The same human note appears in Case’s reflections on the business school of the future. She would like to see more interdisciplinary thinking, because “the most interesting questions in organizational life rarely respect disciplinary boundaries.” It is a fitting statement from a scholar whose work moves from anthropology and psychology to leadership, mentorship and social hierarchy without losing sight of the people inside organizations.
And if she were not a business school professor? “I would be a novelist. Hands down,” Case says. She loves “character- and world-building,” especially stories shaped by folklore, hidden worlds and strange social rules. Then comes the practical caveat: “Whether I could make ends meet as a novelist is another question entirely, so I’d also be happily keeping a day job at a natural history museum.”

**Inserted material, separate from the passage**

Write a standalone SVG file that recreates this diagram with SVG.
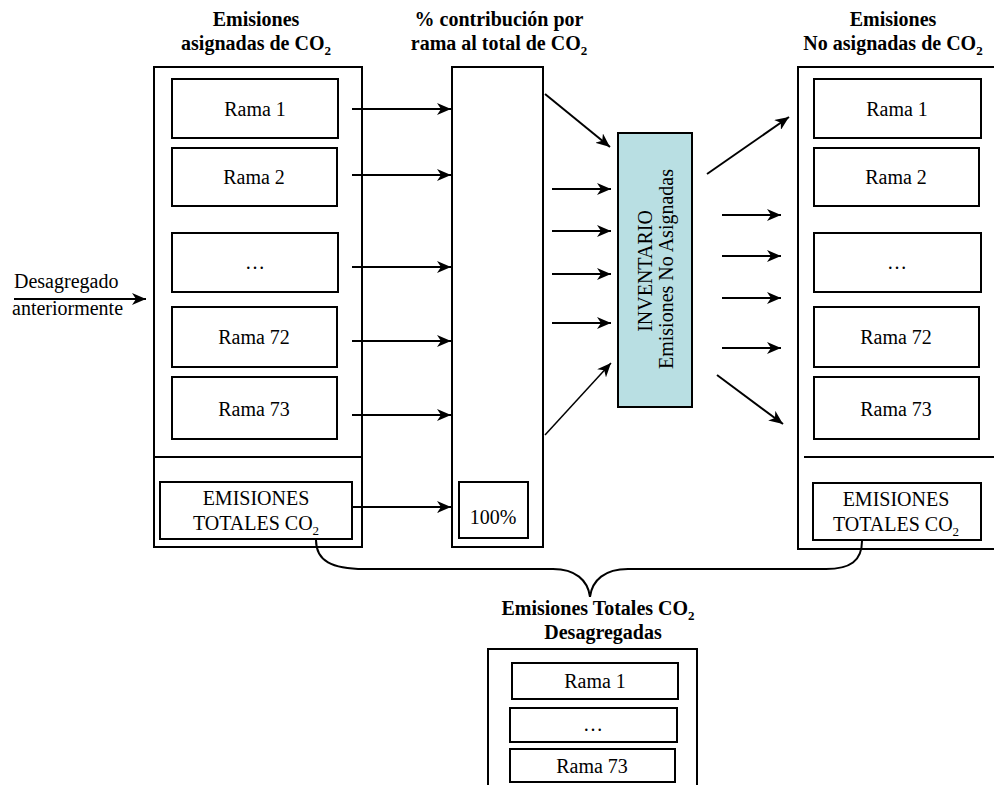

That answer says a great deal about Charlie Case: rigorous, imaginative, self-aware, and quietly funny. It also explains why her recognition by Poets&Quants feels so apt. Her work asks how people live with hierarchy, how they care across it, and how leaders can remain human within it. At HEC Paris, those questions are now part of the classroom, the research agenda, and the future of leadership education.
Background
This is the 14th edition of P&Q’s annual recognition. Its self-proclaimed goal is to “identify and celebrate the most talented young professors currently teaching in MBA and graduate business programs around the world”. To date, the publication has highlighted 560 exceptional professors. Professors on this year’s list come from 39 different business schools, including 14 schools outside of the United States. Overall, P&Q received more than 1,700 nominations from students, colleagues, administrators, and professors themselves. Its editorial staff evaluated each nominee on teaching (given a 70% weight) and research (given the remaining 30% weight).